### YOUR INSTRUCTIONS:
Retype only what runs from the first line of the listing to the line holding "import pandas as pd", both included. Do not retype the pictures.

------------------------------

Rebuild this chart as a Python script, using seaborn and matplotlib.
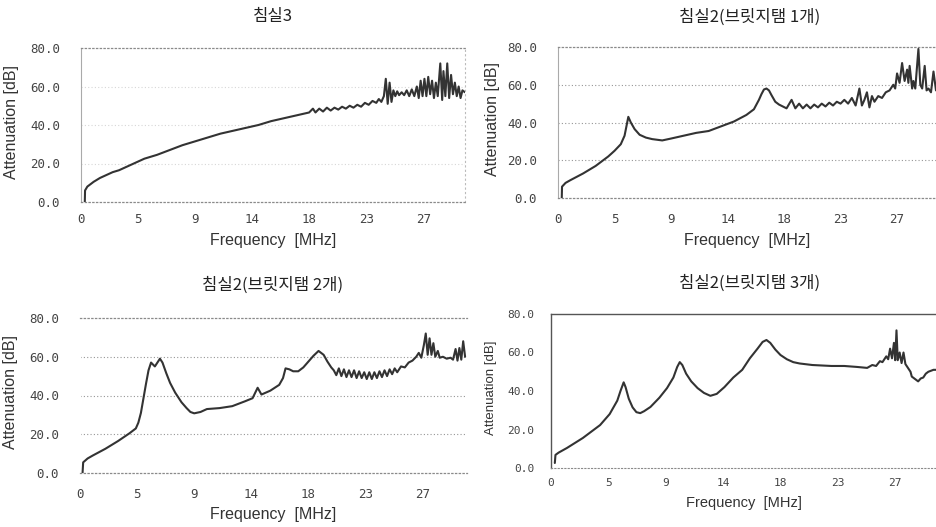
import matplotlib
matplotlib.use("Agg")
import matplotlib.pyplot as plt
import seaborn as sns
import pandas as pd

# ---------------- data ----------------
titles = ["침실3", "침실2(브릿지탬 1개)", "침실2(브릿지탬 2개)", "침실2(브릿지탬 3개)"]
x_tick_pos = [0, 4.5, 9, 13.5, 18, 22.5, 27]
x_tick_labels = ["0", "5", "9", "14", "18", "23", "27"]
y_tick_pos = [0, 20, 40, 60, 80]
y_tick_labels = ["0.0", "20.0", "40.0", "60.0", "80.0"]

freq_room3 = [0.3, 0.32, 0.5, 0.8, 1.0, 1.5, 2.0, 2.5, 3.0, 4.0, 5.0, 6.0, 7.0, 8.0,
              9.0, 10.0, 11.0, 12.0, 13.0, 14.0, 15.0, 16.0, 17.0, 18.0, 18.3, 18.5,
              18.8, 19.1, 19.4, 19.7, 20.0, 20.3, 20.6, 20.9, 21.2, 21.5, 21.8, 22.1,
              22.4, 22.7, 23.0, 23.3, 23.5, 23.7, 23.9, 24.05, 24.2, 24.35, 24.5, 24.65,
              24.8, 24.95, 25.1, 25.3, 25.5, 25.7, 25.9, 26.1, 26.3, 26.5, 26.65, 26.8,
              26.95, 27.1, 27.25, 27.4, 27.55, 27.7, 27.85, 28.0, 28.15, 28.35, 28.5,
              28.6, 28.75, 28.9, 29.05, 29.2, 29.35, 29.5, 29.65, 29.8, 29.95, 30.1, 30.3]
att_room3 = [0, 6, 8, 9.5, 10.5, 12.5, 14, 15.5, 16.5, 19.5, 22.5, 24.5, 27, 29.5,
             31.5, 33.5, 35.5, 37, 38.5, 40, 42, 43.5, 45, 46.5, 48.5, 46.5,
             48.5, 47, 49, 47.5, 49, 48, 49.5, 48.5, 50, 49, 50.5, 49.5,
             51.5, 50.5, 52.5, 51.5, 53.5, 52, 55, 64, 51, 62, 52, 58,
             55, 57.5, 55.5, 57, 55.5, 58, 55, 58.5, 55, 60, 54, 63,
             55, 64, 55, 65, 56, 63, 54, 62, 55, 72, 53,
             68, 55, 72, 54, 66, 56, 62, 55, 60, 54, 58, 57]

freq_bridge1 = [0.3, 0.32, 0.6, 1.0, 2.0, 3.0, 4.0, 4.5, 5.0, 5.3, 5.6, 5.8, 6.1, 6.5,
                7.0, 7.5, 8.3, 9.0, 10.0, 11.0, 12.0, 13.0, 14.0, 15.0, 15.6, 16.0,
                16.2, 16.4, 16.6, 16.8, 17.0, 17.3, 17.6, 17.9, 18.2, 18.6, 18.9, 19.2,
                19.5, 19.8, 20.1, 20.4, 20.7, 21.0, 21.3, 21.6, 21.9, 22.2, 22.5, 22.8,
                23.1, 23.4, 23.7, 24.0, 24.2, 24.4, 24.6, 24.8, 25.0, 25.2, 25.5, 25.8,
                26.1, 26.4, 26.7, 26.85, 27.0, 27.2, 27.4, 27.6, 27.8, 27.9, 28.0, 28.2,
                28.3, 28.45, 28.7, 28.85, 29.0, 29.2, 29.35, 29.5, 29.7, 29.9, 30.1]
att_bridge1 = [0, 6, 8, 9.5, 13, 17, 22, 25, 28.5, 33, 43, 40, 36.5, 33.5,
               32, 31.2, 30.5, 31.5, 33, 34.5, 35.5, 38, 40.5, 44, 47, 52,
               55, 57.5, 58, 57, 54.5, 51, 49.5, 48.5, 47.5, 52, 47.5, 50,
               47.5, 49.5, 47.5, 49.5, 48, 50, 48.5, 50.5, 49, 51, 50, 52,
               50, 53, 49, 58, 49, 52, 56, 48, 54, 51, 54, 53,
               56, 57, 60, 58, 66, 61, 71.5, 62, 68, 61, 70, 58,
               62, 58, 79, 60, 58, 70, 57, 58, 56, 67, 57]

freq_bridge2 = [0.2, 0.25, 0.6, 1.0, 2.0, 3.0, 3.9, 4.4, 4.6, 4.8, 5.0, 5.2, 5.4, 5.6,
                5.9, 6.3, 6.5, 6.8, 7.1, 7.5, 8.0, 8.4, 8.7, 9.0, 9.5, 10.0, 11.0,
                12.0, 13.0, 13.6, 14.0, 14.3, 15.0, 15.7, 16.0, 16.2, 16.5, 16.8, 17.2,
                17.6, 18.0, 18.4, 18.8, 19.0, 19.2, 19.5, 19.8, 20.0, 20.2, 20.4, 20.6,
                20.8, 21.0, 21.2, 21.4, 21.6, 21.8, 22.0, 22.2, 22.4, 22.6, 22.8, 23.0,
                23.2, 23.4, 23.6, 23.8, 24.0, 24.2, 24.4, 24.6, 24.8, 25.0, 25.3, 25.6,
                25.9, 26.2, 26.5, 26.7, 26.9, 27.1, 27.25, 27.4, 27.55, 27.7, 27.85,
                28.0, 28.2, 28.35, 28.6, 28.9, 29.2, 29.4, 29.6, 29.75, 29.9, 30.05,
                30.2, 30.35]
att_bridge2 = [0, 5.5, 7.5, 9, 12.5, 16.5, 20.5, 23, 26, 31, 38.5, 46, 53, 57,
               55, 59, 57, 51.5, 46.5, 41.5, 36.5, 33.5, 31.5, 30.8, 31.5, 33, 33.5,
               34.5, 37, 38.6, 44, 40.5, 42.5, 45.5, 49, 54, 53.5, 52.5, 52.5,
               54.5, 57.5, 60.5, 63, 62, 61, 57.5, 54.5, 53, 50.5, 54, 50,
               53.5, 49.5, 53, 49.5, 53, 49, 52.5, 49, 52, 48.5, 52, 48.5,
               52, 49, 52.5, 49.5, 53, 50, 53.5, 51, 54, 52, 55, 54.5,
               57, 58, 60, 62, 59.5, 66, 72, 61, 69.5, 61, 67,
               60, 63, 59.5, 60, 59, 59.5, 58.5, 64, 58, 64.5, 58.5,
               68, 60]

freq_bridge3 = [0.3, 0.35, 0.6, 1.25, 2.5, 3.85, 4.6, 5.2, 5.45, 5.7, 5.85, 6.1, 6.4,
                6.7, 7.0, 7.3, 7.8, 8.5, 9.1, 9.6, 9.9, 10.1, 10.3, 10.6, 11.0, 11.5,
                12.0, 12.5, 13.0, 13.6, 14.3, 15.0, 15.6, 16.2, 16.6, 16.9, 17.2, 17.6,
                18.0, 18.5, 19.0, 19.5, 20.5, 22.0, 23.0, 24.0, 24.8, 25.2, 25.5, 25.8,
                26.0, 26.3, 26.45, 26.6, 26.75, 26.9, 27.0, 27.1, 27.2, 27.35, 27.5,
                27.65, 27.8, 28.0, 28.2, 28.3, 28.6, 28.8, 29.0, 29.2, 29.4, 29.6, 29.8,
                30.0, 30.2]
att_bridge3 = [2.6, 6.8, 8, 10.4, 15.6, 22.3, 28, 35, 40, 44.5, 42, 36, 31.5,
               29, 28.5, 29.5, 31.7, 36.5, 41.5, 47, 52.5, 55, 53.5, 49, 45, 41.5,
               39, 37.5, 38.5, 42, 47, 51, 57, 62, 65.5, 66.5, 65, 61.5,
               58.7, 56.5, 55, 54.3, 53.5, 53, 53, 52.5, 52, 53.5, 53, 55.5,
               55, 58, 56.5, 62, 57, 65, 56, 71.5, 56, 60, 54.5,
               60, 54, 52, 50, 47.5, 46, 45, 46.5, 47, 49, 50, 50.5,
               51, 51]

series = [(freq_room3, att_room3), (freq_bridge1, att_bridge1),
          (freq_bridge2, att_bridge2), (freq_bridge3, att_bridge3)]

# ---------------- layout / style ----------------
sns.set_style("white")
plt.rcParams['font.family'] = ['Liberation Sans', 'DejaVu Sans']

W, H = 936, 527
fig = plt.figure(figsize=(W / 100, H / 100), dpi=100)

# axes boxes in pixels: (left, top, right, bottom), xmax
boxes = [(81, 48, 465, 202, 30.3),
         (558, 47, 936, 198, 30.1),
         (80, 318, 467, 473, 30.5),
         (551, 314, 936, 468, 30.2)]
title_pos = [(273, 17), (750, 17), (273, 285), (750, 283)]
ylab_x = [19, 500, 18, 497]
xlab_y = [240, 241, 515, 503]
xtick_pad = [8, 11, 11, 7]
small = [False, False, False, True]

line_color = "#333333"
grid_color = "#8a8a8a"

for i, ((f, a), (l, t, r, b, xmax)) in enumerate(zip(series, boxes)):
    ax = fig.add_axes([l / W, 1 - b / H, (r - l) / W, (b - t) / H])
    df = pd.DataFrame({"Frequency": f, "Attenuation": a})
    sns.lineplot(data=df, x="Frequency", y="Attenuation", ax=ax, color=line_color,
                 lw=1.5, estimator=None, sort=False)
    ax.set_xlim(0, xmax)
    ax.set_ylim(0, 80)
    ax.set_xticks(x_tick_pos)
    ax.set_yticks(y_tick_pos)
    tick_fs = 8 if small[i] else 9
    ax.set_xticklabels(x_tick_labels, fontsize=tick_fs, family="DejaVu Sans Mono", color="#444444")
    ax.set_yticklabels(y_tick_labels, fontsize=tick_fs, family="DejaVu Sans Mono", color="#444444")
    ax.tick_params(axis="both", length=0)
    ax.tick_params(axis="x", pad=xtick_pad[i])
    ax.tick_params(axis="y", pad=15 if not small[i] else 12)

    if i == 3:
        for s in ["left", "top"]:
            ax.spines[s].set_color("#555555")
            ax.spines[s].set_linewidth(1.0)
        ax.spines["bottom"].set_linestyle((0, (1, 2)))
        ax.spines["bottom"].set_color(grid_color)
        ax.spines["right"].set_visible(False)
    else:
        gl_alpha = 0.35 if i == 0 else 0.9
        for yv in [20, 40, 60]:
            ax.axhline(yv, color=grid_color, lw=0.8, ls=(0, (1, 2)), alpha=gl_alpha, zorder=0)
        for s in ["top", "bottom"]:
            ax.spines[s].set_linestyle((0, (1, 2)))
            ax.spines[s].set_color(grid_color)
            ax.spines[s].set_linewidth(0.9)
        ax.spines["left"].set_color("#aaaaaa" if i != 2 else "white")
        ax.spines["left"].set_linewidth(0.8)
        if i == 0:
            ax.spines["right"].set_linestyle((0, (1, 3)))
            ax.spines["right"].set_color("#bbbbbb")
        else:
            ax.spines["right"].set_visible(False)

    lab_fs = 9.5 if small[i] else 11.5
    ax.set_ylabel("Attenuation [dB]", fontsize=lab_fs, color="#333333")
    ax.set_xlabel("Frequency  [MHz]", fontsize=10.5 if small[i] else 11.5, color="#333333")
    ax.yaxis.set_label_coords((ylab_x[i] - l) / (r - l), 0.52)
    ax.xaxis.label.set_va("center")
    ax.xaxis.set_label_coords(0.5, -(xlab_y[i] - b) / (b - t))

    tx, ty = title_pos[i]
    fig.text(tx / W, 1 - ty / H, titles[i], ha="center", va="center", fontsize=12,
             family=["Noto Sans CJK KR", "DejaVu Sans"], color="#222222")

fig.savefig("out.png", dpi=100)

------------------------------

### TASK OUTPUT:
Rebuild this chart as a Python script, using seaborn and matplotlib.
import matplotlib
matplotlib.use("Agg")
import matplotlib.pyplot as plt
import seaborn as sns
import pandas as pd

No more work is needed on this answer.